Are there any advantages of “virtual pixel” technology? Yes. In some cases the overall displayed quality maybe improved though image details will be distorted. This technology works better with smooth color gradients or on patchy images when color distortions are not evident. In a way, we can talk about doubling screen resolution only for black color because all light elements with black color look the same, i.e. they remain unlighted.
The above description relates to the simplified implementation of “virtual pixel” technology. This approach may be modified. Usually modification is made by displaying some averaged value. Averaging can be both spatial and temporal. With simple spatial averaging a certain algorithm will create a mean average of the initial four image pixels and transfer this information to the screen.
With simple temporal averaging one of the four pixels of the initial image will be displayed on a screen at higher frequency (double or quadrupled). Spatial and temporal approaches may be combined. However, until now there is no clear answer to a question of “optical equivalent”: how does the human eye perceive screen image based on above two approaches.
In practice screens with “virtual pixel” technology usually operate on “standard” mode, i.e. the virtual pixel option is switched off if the control system allows to do it. This is done to avoid color and image distortions that were not corrected during image adaptation by designers. When “virtual pixel” cannot be switched off, it is possible to minimize image distortions by introducing various filters (e.g. “blur”) that smooth out the picture, blur the details and remove distortions. But this may negatively reflect on the overall image clarity.

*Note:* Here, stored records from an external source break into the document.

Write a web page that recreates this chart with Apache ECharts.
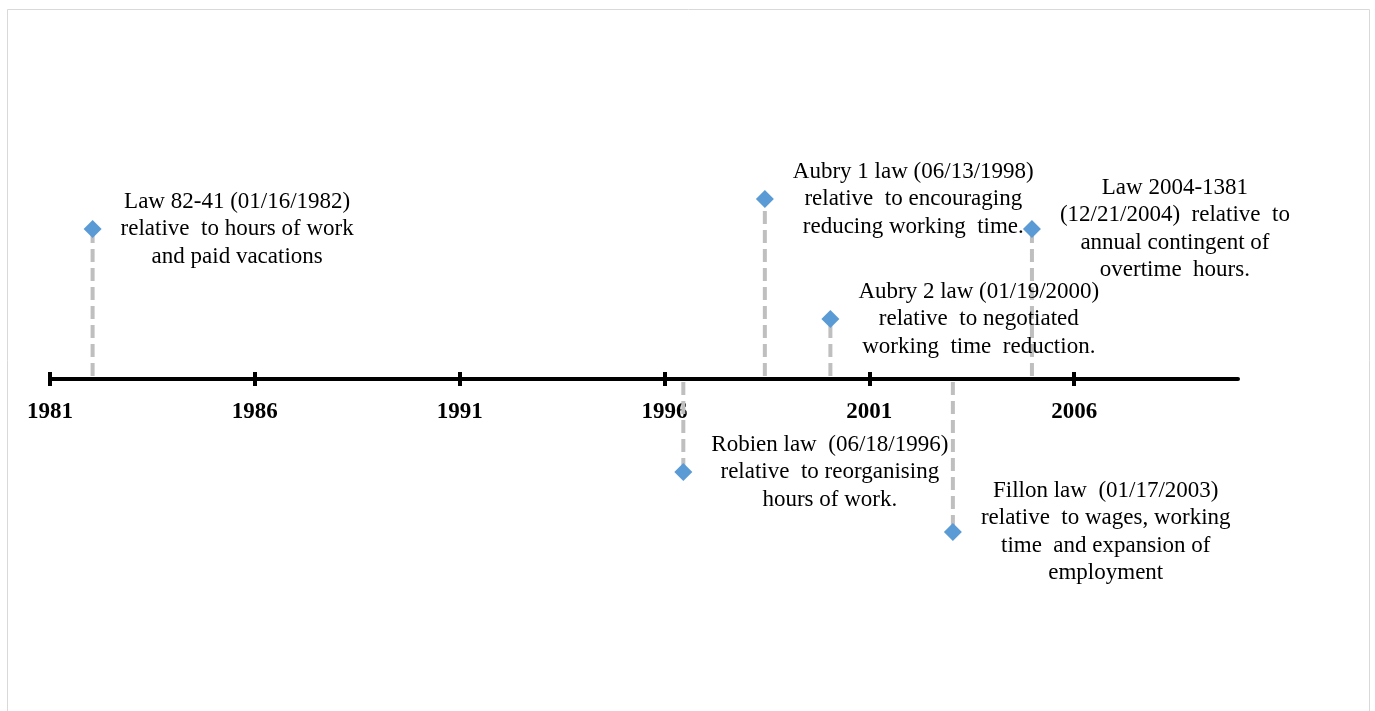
<!DOCTYPE html>
<html>
<head>
<meta charset="utf-8">
<script src="https://cdn.jsdelivr.net/npm/echarts@6/dist/echarts.min.js"></script>
<style>
html,body{margin:0;padding:0;background:#fff;}
#chart{width:1375px;height:711px;}
</style>
</head>
<body>
<div id="chart"></div>
<script>
// ---- data ----
var years = [1982.04, 1996.46, 1998.45, 2000.05, 2003.04, 2004.97];
var heights = [5, -3.1, 6, 2, -5.1, 5];
var labels = [
  ['Law 82-41 (01/16/1982)', 'relative  to hours of work', 'and paid vacations'],
  ['Robien law  (06/18/1996)', 'relative  to reorganising', 'hours of work.'],
  ['Aubry 1 law (06/13/1998)', 'relative  to encouraging', 'reducing working  time.'],
  ['Aubry 2 law (01/19/2000)', 'relative  to negotiated', 'working  time  reduction.'],
  ['Fillon law  (01/17/2003)', 'relative  to wages, working', 'time  and expansion of', 'employment'],
  ['Law 2004-1381', '(12/21/2004)  relative  to', 'annual contingent of', 'overtime  hours.']
];
var tickYears = [1981, 1986, 1991, 1996, 2001, 2006];
var axisMin = 1981, axisMax = 2010;

// ---- style ----
var FONT = '"Liberation Serif", "Times New Roman", serif';
var LABEL_SIZE = 23;
var cv = document.createElement('canvas').getContext('2d');
cv.font = LABEL_SIZE + 'px ' + FONT;
function blockWidth(lines){
  var m = 0;
  lines.forEach(function(l){ m = Math.max(m, cv.measureText(l).width); });
  return m;
}
var GAP = 28;

var points = years.map(function(y, i){
  return {
    value: [y, heights[i]],
    label: { offset: [GAP + blockWidth(labels[i]) / 2, 0] }
  };
});

var chart = echarts.init(document.getElementById('chart'), null, {renderer: 'canvas'});
var tickStyle = {color: '#000', width: 4};
var option = {
  animation: false,
  backgroundColor: '#ffffff',
  graphic: [{
    type: 'rect',
    shape: {x: 7.5, y: 9.5, width: 1362, height: 712},
    style: {fill: 'none', stroke: '#d9d9d9', lineWidth: 1},
    silent: true
  }],
  // grid bottom edge is the timeline (value 0); values below 0 are drawn unclipped
  grid: {left: 50, right: 137, top: 79, bottom: 332},
  xAxis: [{
    type: 'value', min: axisMin, max: axisMax, interval: 5,
    position: 'bottom', offset: 0,
    axisLine: {show: true, onZero: false, lineStyle: {color: '#000', width: 4}},
    axisTick: {show: true, inside: false, length: 7, lineStyle: tickStyle, customValues: tickYears},
    axisLabel: {
      show: true, margin: 22, customValues: tickYears,
      fontFamily: FONT, fontWeight: 'bold', fontSize: 23, color: '#000',
      formatter: function(v){ return String(v); }
    },
    splitLine: {show: false}
  }, {
    type: 'value', min: axisMin, max: axisMax, interval: 5,
    position: 'bottom', offset: 0,
    axisLine: {show: false, onZero: false},
    axisTick: {show: true, inside: true, length: 7, lineStyle: tickStyle, customValues: tickYears},
    axisLabel: {show: false},
    splitLine: {show: false}
  }],
  yAxis: {
    type: 'value', min: 0, max: 10, show: false,
    splitLine: {show: false}
  },
  series: [{
    type: 'custom',
    xAxisIndex: 0,
    clip: false,
    z: 1,
    data: years.map(function(y, i){ return [y, heights[i]]; }),
    renderItem: function(params, api){
      var x = api.value(0), h = api.value(1);
      var p0 = api.coord([x, 0]);
      var p1 = api.coord([x, h]);
      var dir = h > 0 ? -1 : 1;
      return {
        type: 'line',
        shape: {x1: p0[0], y1: p0[1] + dir * 3, x2: p1[0], y2: p1[1]},
        style: {stroke: '#bfbfbf', lineWidth: 4, lineDash: [13, 6]}
      };
    }
  }, {
    type: 'scatter',
    xAxisIndex: 0,
    clip: false,
    z: 3,
    symbol: 'diamond',
    symbolSize: [18, 18],
    itemStyle: {color: '#5b9bd5', opacity: 1},
    data: points,
    label: {
      show: true,
      position: 'inside',
      align: 'center',
      verticalAlign: 'middle',
      fontFamily: FONT,
      fontSize: LABEL_SIZE,
      lineHeight: 27.5,
      color: '#000',
      opacity: 1,
      textBorderWidth: 0,
      formatter: function(p){ return labels[p.dataIndex].join('\n'); }
    }
  }]
};
chart.setOption(option);
</script>
</body>
</html>
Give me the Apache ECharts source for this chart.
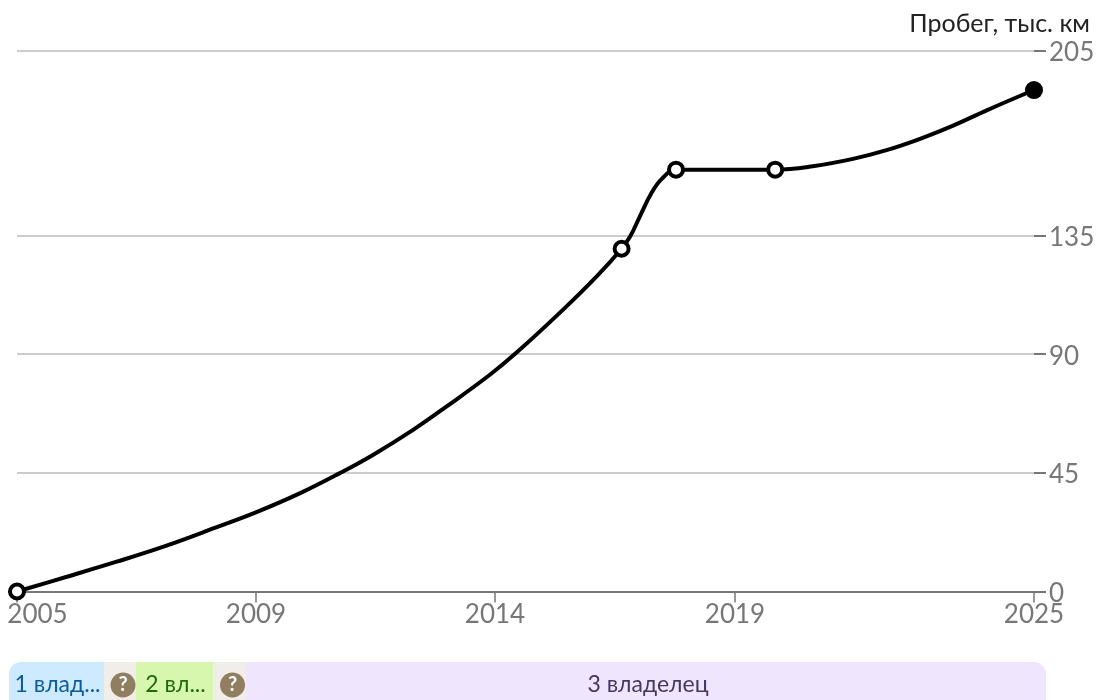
<!DOCTYPE html>
<html><head><meta charset="utf-8">
<style>html,body{margin:0;padding:0;background:#fff;overflow:hidden}#c{width:1096px;height:700px}</style>
<script src="https://cdn.jsdelivr.net/npm/echarts@6/dist/echarts.min.js"></script>
</head><body><div id="c"></div>
<script>
// Mileage curve: [year, thousand km]
var mileage = [[2005,0],[2005.98,5.6],[2006.96,11.3],[2007.94,17.4],[2008.93,24.4],[2009.71,30.1],[2010.57,37.3],[2011.35,44.9],[2012.0,51.8],[2012.79,61.3],[2013.45,70.2],[2014.30,82.2],[2014.83,90.7],[2015.74,106.9],[2016.4,119.5],[2016.89,130],[2017.06,134.7],[2017.25,142.3],[2017.48,151.2],[2017.68,156.5],[2017.96,160],[2019.91,160],[2020.65,161.3],[2021.44,164.1],[2022.10,167.4],[2022.76,171.7],[2023.41,176.7],[2024.07,182.5],[2025,190.2]];
var markers = [[2005,0],[2016.89,130],[2017.96,160],[2019.91,160]];
var lastPoint = [[2025,190.2]];
var xTicks = [2005,2009.7,2014.4,2019.12,2025];
var yTicks = [0,45,90,135,205];
var owners = ['1 влад...','?','2 вл...','?','3 владелец'];
var ownerSpans = [95,32,77,33,800];
var ownerFill = ['#cdeaff','#f1eee9','#d8f7ae','#f1eee9','#efe5fd'];
var ownerText = ['#0b5c9c','#fff','#1f6b0c','#fff','#46385f'];

var chart = echarts.init(document.getElementById('c'), null, {renderer:'canvas'});
var ownerSeries = owners.map(function(n,i){
  var last = owners.length-1;
  return {type:'bar', stack:'o', xAxisIndex:1, yAxisIndex:1, barWidth:'100%', silent:true,
    data:[{value:ownerSpans[i], name:n}],
    itemStyle:{color:ownerFill[i], borderRadius: i===0?[12,0,0,12]:(i===last?[0,12,12,0]:0)},
    label:{show:true, position:'inside', formatter: n==='?'?'{q|?}':n, color:ownerText[i],
      fontFamily:'Lato, "Noto Sans"', fontSize:23, offset:[n==='?'?3:(i===last?2:1),-2],
      rich:{q:{backgroundColor:'#8f7e5f', borderRadius:13, width:25, height:25, lineHeight:25, align:'center', color:'#fff', fontWeight:'bold', fontSize:20, fontFamily:'Lato'}}}
  };
});
chart.setOption({
  animation:false,
  textStyle:{fontFamily:'Lato'},
  title:{text:'Пробег, тыс. км', right:1, top:6, textStyle:{fontFamily:'Lato', fontSize:25, fontWeight:'normal', color:'#222'}},
  grid:[{left:17,right:62,top:51,height:540.5,outerBoundsMode:'none'},{left:9,width:1037,top:662,height:50,outerBoundsMode:'none'}],
  xAxis:[{type:'value',gridIndex:0,min:2005,max:2025,splitLine:{show:false},
    axisLine:{lineStyle:{color:'#777',width:2}},
    axisTick:{show:true,customValues:xTicks,length:11,lineStyle:{color:'#777',width:1.5}},
    axisLabel:{customValues:xTicks,color:'#777',fontSize:26,fontFamily:'Lato',margin:10,hideOverlap:false,showMinLabel:true,showMaxLabel:true,
      rich:{first:{padding:[0,0,0,41],color:'#777',fontSize:26,fontFamily:'Lato'}},
      formatter:function(v){var s=String(Math.floor(v)); return v===xTicks[0]?'{first|'+s+'}':s;}}},
    {type:'value',gridIndex:1,min:0,max:1037,show:false}],
  yAxis:[{type:'value',gridIndex:0,position:'right',min:0,max:205,
    axisLine:{show:false},
    axisTick:{show:true,customValues:yTicks,length:12,lineStyle:{color:'#777',width:2}},
    axisLabel:{customValues:yTicks,color:'#777',fontSize:26,fontFamily:'Lato',margin:15,showMinLabel:true,showMaxLabel:true,
      rich:{v:{padding:[4,0,0,0],color:'#777',fontSize:26,fontFamily:'Lato'}},
      formatter:function(v){return '{v|'+v+'}';}},
    splitLine:{show:false}},
    {type:'category',gridIndex:1,data:['o'],show:false}],
  series:[
    {type:'line',xAxisIndex:0,yAxisIndex:0,data:[],silent:true,z:1,
     markLine:{silent:true,symbol:'none',label:{show:false},lineStyle:{color:'#ccc',width:2,type:'solid'},
       data:yTicks.slice(1).map(function(v){return {yAxis:v};})}},
    {type:'line',xAxisIndex:0,yAxisIndex:0,data:mileage,smooth:0.4,showSymbol:false,symbol:'none',clip:false,z:5,
     lineStyle:{color:'#000',width:4}},
    {type:'scatter',xAxisIndex:0,yAxisIndex:0,data:markers,symbolSize:14,clip:false,z:6,itemStyle:{color:'#fff',borderColor:'#000',borderWidth:4,opacity:1}},
    {type:'scatter',xAxisIndex:0,yAxisIndex:0,data:lastPoint,symbolSize:18,clip:false,z:6,itemStyle:{color:'#000',opacity:1}}
  ].concat(ownerSeries)
});
</script></body></html>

Conceptually, “virtual pixel” is an attempt to smooth out digital image (interpolation algorithms) as displayed on a screen. However, there are no universal interpolation algorithms: different types of images require different algorithms. As a result, application of a “virtual pixel” mode becomes inexpedient.
An alternative approach may be the following: initial images in double resolution must be adjusted to physical screen resolution by software that uses an interpolation algorithm specially selected for a given type of images. Usually, all standard designer tools have a large selection of such algorithms. This approach allows to get predictable results: that is, the screen will display exactly the same image as can be seen on a PC monitor without any additional artifacts. All of the above relates only to screens with the uniform distribution of pixels and LEDs around the screen surface.
In case LEDs are grouped together as clusters, other “virtual” algorithms can be applied but the initial image may require an even higher (e.g. tripled) resolution compared to the screen pixel resolution. Again, this will not mean that the screen resolution is tripled by “virtual” technology. Some special algorithms may be developed for other cases when LEDs are located not as a rectangular but as a triangle: RGB.
“Virtual pixel” technology is easy to misuse which results in the loss of even more information. Actually, “virtual pixel” technology on large screens appeared a long time ago. It was first adapted on lamp screens (made of bulbs) where it was called bulb-mode. Lamp screens had significantly lower resolution and significantly bigger pixel size. Naturally, developers tried to smooth the image edges to improve image quality. Later, same approach was expanded on LED screens.